We got to Xian, collected our luggage and headed to the train station. Ironic I know since we’d had hopped all along to arrive there by train. The train station is where the buses that go to the Terracotta Warriors Museum leave from. An important note about Xian is that many things that are supposedly in Xian are really not in Xian. For example, the airport is more than 40 km from town, so it’s about a 50 minute bus ride to town. We got to the station where we found the left luggage office (which looked like all of China was storing a bag there) and quickly found the bus to the warriors. FYI: the Warriors are not actually in Xian either. Like the airport, they’re some distance from the city, about 35 km.
The Xian train station was a seriously old school Chinese train station – thousands of travelers with their random assortments of odd packages, bins, buckets, boxes and the like sitting all over a pavement roughly the size of a football field.

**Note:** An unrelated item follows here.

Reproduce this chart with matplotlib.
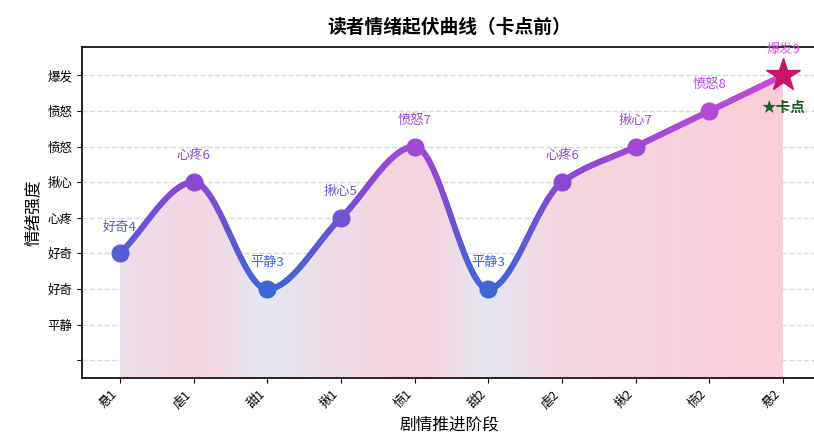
import numpy as np
import matplotlib
matplotlib.use('Agg')
import matplotlib.pyplot as plt
from matplotlib.collections import LineCollection
from matplotlib.colors import LinearSegmentedColormap

plt.rcParams['font.family'] = ['Noto Sans CJK SC', 'DejaVu Sans']
plt.rcParams['axes.unicode_minus'] = False

# data
stages = ['悬1', '虐1', '甜1', '揪1', '愤1', '甜2', '虐2', '揪2', '愤2', '悬2']
values = [4, 6, 3, 5, 7, 3, 6, 7, 8, 9]
point_labels = ['好奇4', '心疼6', '平静3', '揪心5', '愤怒7', '平静3', '心疼6', '揪心7', '愤怒8', '爆发9']
ytick_vals = [1, 2, 3, 4, 5, 6, 7, 8, 9]
ytick_labels = ['', '平静', '好奇', '好奇', '心疼', '揪心', '愤怒', '愤怒', '爆发']


def pchip(x, y, xs):
    # monotone cubic so peaks sit on the points, ends use the chord slope
    x = np.asarray(x, float)
    y = np.asarray(y, float)
    n = len(x)
    h = np.diff(x)
    delta = np.diff(y) / h
    d = np.zeros(n)
    for k in range(1, n - 1):
        if delta[k - 1] * delta[k] > 0:
            w1 = 2 * h[k] + h[k - 1]
            w2 = h[k] + 2 * h[k - 1]
            d[k] = (w1 + w2) / (w1 / delta[k - 1] + w2 / delta[k])
    d[0] = delta[0]
    d[-1] = delta[-1]
    idx = np.clip(np.searchsorted(x, xs, side='right') - 1, 0, n - 2)
    t = (xs - x[idx]) / h[idx]
    h00 = 2 * t ** 3 - 3 * t ** 2 + 1
    h10 = t ** 3 - 2 * t ** 2 + t
    h01 = -2 * t ** 3 + 3 * t ** 2
    h11 = t ** 3 - t ** 2
    return h00 * y[idx] + h10 * h[idx] * d[idx] + h01 * y[idx + 1] + h11 * h[idx] * d[idx + 1]


x = np.arange(len(stages))
xs = np.linspace(0, len(stages) - 1, 600)
ys = pchip(x, values, xs)

line_cmap = LinearSegmentedColormap.from_list('line', ['#3d66d6', '#8a48d2', '#c94ad8'])
fill_cmap = LinearSegmentedColormap.from_list('fill', ['#e6e6f0', '#f1d8e4', '#fbcdd8'])
vmin, vmax = 3, 9


def norm(v):
    return np.clip((v - vmin) / (vmax - vmin), 0, 1)


fig = plt.figure(figsize=(8.14, 4.41), dpi=100)
ax = fig.add_axes([0.1007, 0.1429, 0.9017, 0.7505])

# gradient fill under the curve (image clipped by the area polygon)
ybot = 0.5
poly = ax.fill_between(xs, ybot, ys, color='none', lw=0)
grad = fill_cmap(norm(ys) ** 0.8)[np.newaxis, :, :]
im = ax.imshow(grad, extent=[xs[0], xs[-1], ybot, ys.max()], aspect='auto',
               origin='lower', zorder=1, interpolation='bilinear')
im.set_clip_path(poly.get_paths()[0], transform=ax.transData)
ax.set_xlim(-0.516, 9.448)
ax.set_ylim(0.5, 9.8)

# gradient line
pts = np.column_stack([xs, ys]).reshape(-1, 1, 2)
segs = np.concatenate([pts[:-1], pts[1:]], axis=1)
lc = LineCollection(segs, colors=line_cmap(norm(ys[:-1])), linewidths=4.2, capstyle='round', zorder=3)
ax.add_collection(lc)

for i in range(len(stages)):
    col = line_cmap(norm(values[i]))
    if i == len(stages) - 1:
        ax.plot(x[i], values[i], marker='*', markersize=25, color='#c7166a', zorder=5)
        lab_col = '#d25ad8'
    else:
        ax.plot(x[i], values[i], marker='o', markersize=12, color=col, zorder=4)
        lab_col = col
    ax.annotate(point_labels[i], (x[i], values[i]), xytext=(0, 19), textcoords='offset points',
                ha='center', va='center', fontsize=9.5, color=lab_col, zorder=6)

ax.text(9.0, 8.13, '★卡点', ha='center', va='center', fontsize=10.5, color='#1b5e20',
        fontweight='bold', zorder=6)

ax.set_xticks(x)
ax.set_xticklabels(stages, rotation=45, ha='right', fontsize=9)
ax.set_yticks(ytick_vals)
ax.set_yticklabels(ytick_labels, fontsize=9)
ax.grid(axis='y', linestyle='--', color='#d0d0d0', lw=1, alpha=0.8)
ax.set_axisbelow(True)
for s in ax.spines.values():
    s.set_linewidth(1.2)

ax.set_xlabel('剧情推进阶段', fontsize=12)
ax.set_ylabel('情绪强度', fontsize=12)
ax.set_title('读者情绪起伏曲线（卡点前）', fontsize=13.5, fontweight='bold', pad=10)

fig.savefig('out.png', dpi=100)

The remaining pockets of space were monopolized by vendors of socks, fried critter on a stick and other oddments. The “Patriotic Stop Spitting Everywhere and Chain Smoking” campaign clearly hasn’t resonated quite as strongly out here in the sticks (only 4.5 million or so).
So, another hour later we were in line buying tickets to see the warriors and trying to get 400 pushy tour guides to leave us alone. Like everything else in China that is worth seeing, the Terracotta Warriors are surrounded by a flea market. One thing was saw there and have seen nowhere else in China is dog pelts for sale. I mean like, that’s a german shepperd, and that one is a collie, and that’s a rotweiller. The whole thing was pretty unpleasant. I don’t mean to sound like some militant vegetarian or anything and know that the Chinese have a different relationship with dogs than we do but I don’t see the appeal of a dog skin rug. We put that behind us and walked a long way to the actual entrance to the site. There was the usual elbowing and general lack of line to get through and once inside it took some time to find where anything was.
The terracotta army was ordered by the first emperor of the Qin Dynasty. He was a brutal tyrant who led the Kingdom of Qin to victory over the neighboring states in about 220 BC. He standardized weights and measures and writing and basically created the idea of “China” and a unified whole which has lasted for 2200 years now. He also burned lots of books, had a large number of scholars buried alive and executed anyone who looked at him funny. Curiously, there were several attempts to assassinate him which made him paranoid and obsessed with becoming immortal. So he commanded thousands of slaves to create a life size replica of his army in clay to protect him in the afterlife. The figures are so detailed as to have different faces. It is thought that there were 8 generic heads that the artists then went about individualizing, probably using the faces of the actual army as their models. It is interesting to look at the faces and imagine that you are looking at the portraits of people who lived more than 2000 years ago.
Headless Cocktail Party |
Eventually we stumbled upon “Pit 2”. This is a collection of horse drawn chariots and archers but it is mostly unexcavated so there’s not much to see there except a few specimens behind glass. Next we found “Pit 3” which they suppose was the command center of the army. There was a bit more there, numerous statues, most without heads, right hands out clutching spears long since rotted away. As the picture shows, they look like a headless cocktail party. Finally we came to “Pit 1” where the bulk of the army is buried. This is the place where the scale of the undertaking really hits you. All the pits are covered with buildings but Pit 1 is covered by an aircraft hangar. I’d say it is 300 yards long, or more. And there they stand, hundreds of the warriors in long lines, staring at you from across 2 millennia. There are parts of Pit 1 where you can see people digging the pieces out of the ground and a place where you can see the warriors being reconstructed. When you see the state most of them are in when they come out of the ground it is astonishing how many they have put back together.
The pit also featured the requisite jade shops, photo booths and a “have your own features cast on a terracotta warrior” shop – tempting!We made it back to town on the bus and after some digging with a flashlight the folks in the luggage office surfaced with our bags. We went to our hotel which was not the easiest to find because it was in this walled compound with the Sofitel and some other hotels. The hotel was lovely and the whole compound was scented! We wanted to go out into the city for dinner and asked the concierge for a vegetarian recommendation. This landed us at a gorgeous restaurant that boasted lovely ground floor aquariums with sea turtles and other exotica. Aquariums – that pleasant thought held for almost 20 seconds while I my brain slowly processed that this was the menu – not the décor. Back out into the streets – seafood is very popular in Xian and by refusing to slow down next to anyplace with a tank in/on/near it, we had almost no options. We did find a place at last and the food was excellent – very spicy and had to be sent back because the tofu was floating next to big hunks of beef at first, but in the end, delicious.